MATERIAL PROVIDED
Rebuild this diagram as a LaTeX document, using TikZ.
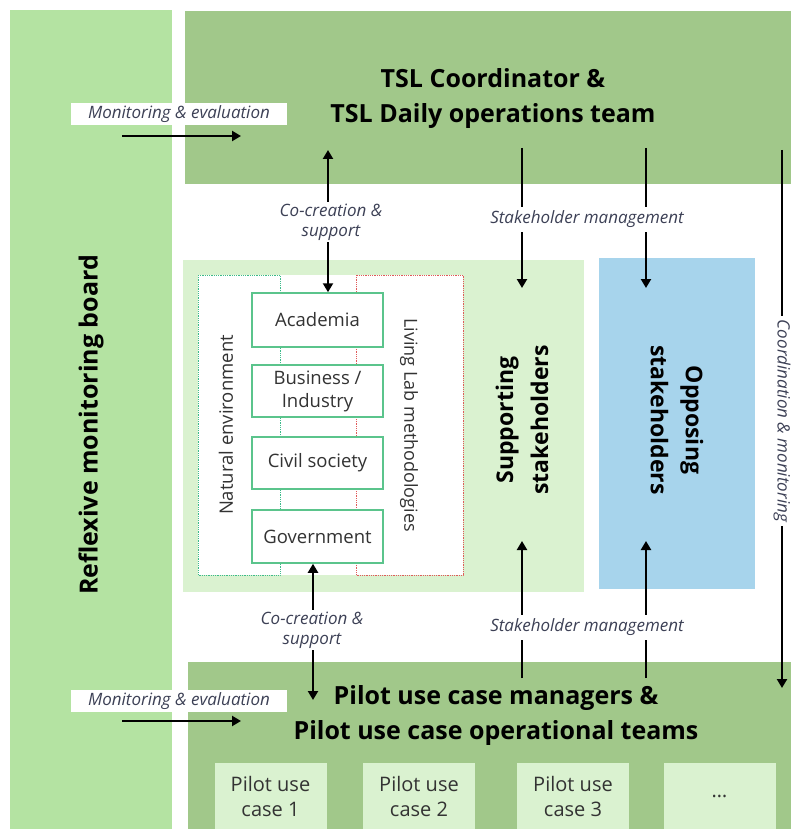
\documentclass[tikz,border=0pt]{standalone}
\usepackage{fontspec}
\setmainfont{Open Sans}
\usetikzlibrary{arrows.meta}
\definecolor{boardgreen}{HTML}{B4E3A2}
\definecolor{bandgreen}{HTML}{A1C88A}
\definecolor{palegreen}{HTML}{DAF2D0}
\definecolor{oppblue}{HTML}{A7D4EC}
\definecolor{edgegreen}{HTML}{5BC48C}
\definecolor{dotgreen}{HTML}{3DBB8A}
\definecolor{dotred}{HTML}{E05A5A}
\definecolor{labelgray}{HTML}{3C4055}
\definecolor{textgray}{HTML}{333333}
\tikzset{
  block/.style={draw=none, inner sep=0pt, outer sep=0pt},
  title/.style={font=\bfseries\fontsize{25}{35}\selectfont, align=center, text=black},
  sidetitle/.style={font=\bfseries\fontsize{23}{35}\selectfont, align=center, text=black},
  actor/.style={draw=edgegreen, line width=1.5pt, fill=white, minimum width=131pt,
    align=center, text=textgray, font=\fontsize{18.5}{23}\selectfont, inner sep=0pt},
  pilotbox/.style={block, fill=palegreen, minimum width=112pt, minimum height=66pt,
    align=center, text=textgray, font=\fontsize{20}{25}\selectfont},
  flowlabel/.style={font=\itshape\fontsize{17}{20}\selectfont, text=labelgray,
    align=center, inner sep=2pt},
  flow/.style={line width=2.2pt, -{Triangle[length=9pt,width=10pt]}},
  twoway/.style={line width=2.2pt, {Triangle[length=9pt,width=10pt]}-{Triangle[length=9pt,width=10pt]}}
}
\begin{document}
\begin{tikzpicture}[x=1pt,y=-1pt]
\useasboundingbox (0,0) rectangle (791,829);
\fill[white] (0,0) rectangle (791,829);

% outer blocks
\node[block, fill=boardgreen, minimum width=162pt, minimum height=819pt] (board) at (91,419.5) {};
\node[rotate=90, font=\bfseries\fontsize{25}{30}\selectfont] (boardtitle) at (91,425) {Reflexive monitoring board};
\node[block, fill=bandgreen, minimum width=606pt, minimum height=173pt] (tslband) at (488,97.5) {};
\node[title] (tsltitle) at (493,99) {TSL Coordinator \&\\TSL Daily operations team};
\node[block, fill=bandgreen, minimum width=603pt, minimum height=167pt] (pilotband) at (489.5,745.5) {};
\node[title] (pilottitle) at (496,715.5) {Pilot use case managers \&\\Pilot use case operational teams};

% stakeholder panels
\node[block, fill=palegreen, minimum width=401pt, minimum height=332pt] (panel) at (383.5,426) {};
\node[block, fill=white, minimum width=265pt, minimum height=300pt] (inner) at (330.5,425) {};
\draw[dotgreen, densely dotted, line width=0.8pt] (198,275) rectangle (280,575);
\draw[dotred, densely dotted, line width=0.8pt] (356,275) rectangle (463,575);
\node[rotate=90, font=\fontsize{18.5}{22}\selectfont, text=textgray] (natenv) at (226,425) {Natural environment};
\node[rotate=-90, font=\fontsize{18}{22}\selectfont, text=textgray] (llm) at (409,425) {Living Lab methodologies};

\node[actor, minimum height=54pt] (acad) at (317.5,320) {Academia};
\node[actor, minimum height=52pt] (biz) at (317.5,391) {Business /\\Industry};
\node[actor, minimum height=52pt] (civil) at (317.5,463) {Civil society};
\node[actor, minimum height=53pt] (gov) at (317.5,536.5) {Government};

\node[sidetitle, rotate=90] (supp) at (522,420) {Supporting\\stakeholders};
\node[block, fill=oppblue, minimum width=156pt, minimum height=331pt] (opp) at (677,423.5) {};
\node[sidetitle, rotate=-90] (opptext) at (677,420) {Opposing\\stakeholders};

% pilot use cases
\node[pilotbox] (p1) at (270.5,796) {Pilot use\\case 1};
\node[pilotbox] (p2) at (419,796) {Pilot use\\case 2};
\node[pilotbox] (p3) at (573,796) {Pilot use\\case 3};
\node[pilotbox] (p4) at (719.5,796) {\dots};

% connector end points
\coordinate (meA1) at (122,136);
\coordinate (meA2) at (241,136);
\coordinate (meB1) at (122,721);
\coordinate (meB2) at (241,721);
\coordinate (ccTop) at (328,150);
\coordinate (ccBot) at (313,700);
\coordinate (smT1) at (522,148);
\coordinate (smT2) at (646,148);
\coordinate (smE1) at (522,288);
\coordinate (smE2) at (646,288);
\coordinate (smB1) at (522,678);
\coordinate (smB2) at (646,678);
\coordinate (smU1) at (522,541);
\coordinate (smU2) at (646,541);
\coordinate (cmTop) at (782,150);
\coordinate (cmBot) at (782,688);

% monitoring & evaluation
\node[block, fill=white, minimum width=216pt, minimum height=22pt,
      font=\itshape\fontsize{17}{20}\selectfont, text=labelgray] (meA) at (179,114) {Monitoring \& evaluation};
\node[block, fill=white, minimum width=216pt, minimum height=22pt,
      font=\itshape\fontsize{17}{20}\selectfont, text=labelgray] (meB) at (179,701) {Monitoring \& evaluation};
\draw[flow] (meA1) -- (meA2);
\draw[flow] (meB1) -- (meB2);

% co-creation
\draw[twoway] (ccTop) -- (ccTop |- acad.north);
\node[flowlabel, fill=white] (ccA) at (331,222) {Co-creation \&\\support};
\draw[twoway] (ccBot |- gov.south) -- (ccBot);
\node[flowlabel, fill=white] (ccB) at (312,630) {Co-creation \&\\support};

% stakeholder management
\draw[flow] (smT1) -- (smE1);
\draw[flow] (smT2) -- (smE2);
\node[flowlabel, fill=white, inner ysep=4pt] (smA) at (587,219) {Stakeholder management};
\draw[flow] (smB1) -- (smU1);
\draw[flow] (smB2) -- (smU2);
\node[flowlabel, fill=white, inner ysep=4pt] (smB) at (587,627) {Stakeholder management};

% coordination & monitoring
\draw[flow] (cmTop) -- (cmBot);
\node[flowlabel, fill=white, rotate=-90, inner xsep=4pt] (cm) at (782,421) {Coordination \& monitoring};
\end{tikzpicture}
\end{document}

AIM
Your copy of the data should match it exactly, except that pictures are left out.

PROBLEM SOLUTION
Rebuild this diagram as a LaTeX document, using TikZ.
\documentclass[tikz,border=0pt]{standalone}
\usepackage{fontspec}
\setmainfont{Open Sans}
\usetikzlibrary{arrows.meta}
\definecolor{boardgreen}{HTML}{B4E3A2}
\definecolor{bandgreen}{HTML}{A1C88A}
\definecolor{palegreen}{HTML}{DAF2D0}
\definecolor{oppblue}{HTML}{A7D4EC}
\definecolor{edgegreen}{HTML}{5BC48C}
\definecolor{dotgreen}{HTML}{3DBB8A}
\definecolor{dotred}{HTML}{E05A5A}
\definecolor{labelgray}{HTML}{3C4055}
\definecolor{textgray}{HTML}{333333}
\tikzset{
  block/.style={draw=none, inner sep=0pt, outer sep=0pt},
  title/.style={font=\bfseries\fontsize{25}{35}\selectfont, align=center, text=black},
  sidetitle/.style={font=\bfseries\fontsize{23}{35}\selectfont, align=center, text=black},
  actor/.style={draw=edgegreen, line width=1.5pt, fill=white, minimum width=131pt,
    align=center, text=textgray, font=\fontsize{18.5}{23}\selectfont, inner sep=0pt},
  pilotbox/.style={block, fill=palegreen, minimum width=112pt, minimum height=66pt,
    align=center, text=textgray, font=\fontsize{20}{25}\selectfont},
  flowlabel/.style={font=\itshape\fontsize{17}{20}\selectfont, text=labelgray,
    align=center, inner sep=2pt},
  flow/.style={line width=2.2pt, -{Triangle[length=9pt,width=10pt]}},
  twoway/.style={line width=2.2pt, {Triangle[length=9pt,width=10pt]}-{Triangle[length=9pt,width=10pt]}}
}
\begin{document}
\begin{tikzpicture}[x=1pt,y=-1pt]
\useasboundingbox (0,0) rectangle (791,829);
\fill[white] (0,0) rectangle (791,829);

% outer blocks
\node[block, fill=boardgreen, minimum width=162pt, minimum height=819pt] (board) at (91,419.5) {};
\node[rotate=90, font=\bfseries\fontsize{25}{30}\selectfont] (boardtitle) at (91,425) {Reflexive monitoring board};
\node[block, fill=bandgreen, minimum width=606pt, minimum height=173pt] (tslband) at (488,97.5) {};
\node[title] (tsltitle) at (493,99) {TSL Coordinator \&\\TSL Daily operations team};
\node[block, fill=bandgreen, minimum width=603pt, minimum height=167pt] (pilotband) at (489.5,745.5) {};
\node[title] (pilottitle) at (496,715.5) {Pilot use case managers \&\\Pilot use case operational teams};

% stakeholder panels
\node[block, fill=palegreen, minimum width=401pt, minimum height=332pt] (panel) at (383.5,426) {};
\node[block, fill=white, minimum width=265pt, minimum height=300pt] (inner) at (330.5,425) {};
\draw[dotgreen, densely dotted, line width=0.8pt] (198,275) rectangle (280,575);
\draw[dotred, densely dotted, line width=0.8pt] (356,275) rectangle (463,575);
\node[rotate=90, font=\fontsize{18.5}{22}\selectfont, text=textgray] (natenv) at (226,425) {Natural environment};
\node[rotate=-90, font=\fontsize{18}{22}\selectfont, text=textgray] (llm) at (409,425) {Living Lab methodologies};

\node[actor, minimum height=54pt] (acad) at (317.5,320) {Academia};
\node[actor, minimum height=52pt] (biz) at (317.5,391) {Business /\\Industry};
\node[actor, minimum height=52pt] (civil) at (317.5,463) {Civil society};
\node[actor, minimum height=53pt] (gov) at (317.5,536.5) {Government};

\node[sidetitle, rotate=90] (supp) at (522,420) {Supporting\\stakeholders};
\node[block, fill=oppblue, minimum width=156pt, minimum height=331pt] (opp) at (677,423.5) {};
\node[sidetitle, rotate=-90] (opptext) at (677,420) {Opposing\\stakeholders};

% pilot use cases
\node[pilotbox] (p1) at (270.5,796) {Pilot use\\case 1};
\node[pilotbox] (p2) at (419,796) {Pilot use\\case 2};
\node[pilotbox] (p3) at (573,796) {Pilot use\\case 3};
\node[pilotbox] (p4) at (719.5,796) {\dots};

% connector end points
\coordinate (meA1) at (122,136);
\coordinate (meA2) at (241,136);
\coordinate (meB1) at (122,721);
\coordinate (meB2) at (241,721);
\coordinate (ccTop) at (328,150);
\coordinate (ccBot) at (313,700);
\coordinate (smT1) at (522,148);
\coordinate (smT2) at (646,148);
\coordinate (smE1) at (522,288);
\coordinate (smE2) at (646,288);
\coordinate (smB1) at (522,678);
\coordinate (smB2) at (646,678);
\coordinate (smU1) at (522,541);
\coordinate (smU2) at (646,541);
\coordinate (cmTop) at (782,150);
\coordinate (cmBot) at (782,688);

% monitoring & evaluation
\node[block, fill=white, minimum width=216pt, minimum height=22pt,
      font=\itshape\fontsize{17}{20}\selectfont, text=labelgray] (meA) at (179,114) {Monitoring \& evaluation};
\node[block, fill=white, minimum width=216pt, minimum height=22pt,
      font=\itshape\fontsize{17}{20}\selectfont, text=labelgray] (meB) at (179,701) {Monitoring \& evaluation};
\draw[flow] (meA1) -- (meA2);
\draw[flow] (meB1) -- (meB2);

% co-creation
\draw[twoway] (ccTop) -- (ccTop |- acad.north);
\node[flowlabel, fill=white] (ccA) at (331,222) {Co-creation \&\\support};
\draw[twoway] (ccBot |- gov.south) -- (ccBot);
\node[flowlabel, fill=white] (ccB) at (312,630) {Co-creation \&\\support};

% stakeholder management
\draw[flow] (smT1) -- (smE1);
\draw[flow] (smT2) -- (smE2);
\node[flowlabel, fill=white, inner ysep=4pt] (smA) at (587,219) {Stakeholder management};
\draw[flow] (smB1) -- (smU1);
\draw[flow] (smB2) -- (smU2);
\node[flowlabel, fill=white, inner ysep=4pt] (smB) at (587,627) {Stakeholder management};

% coordination & monitoring
\draw[flow] (cmTop) -- (cmBot);
\node[flowlabel, fill=white, rotate=-90, inner xsep=4pt] (cm) at (782,421) {Coordination \& monitoring};
\end{tikzpicture}
\end{document}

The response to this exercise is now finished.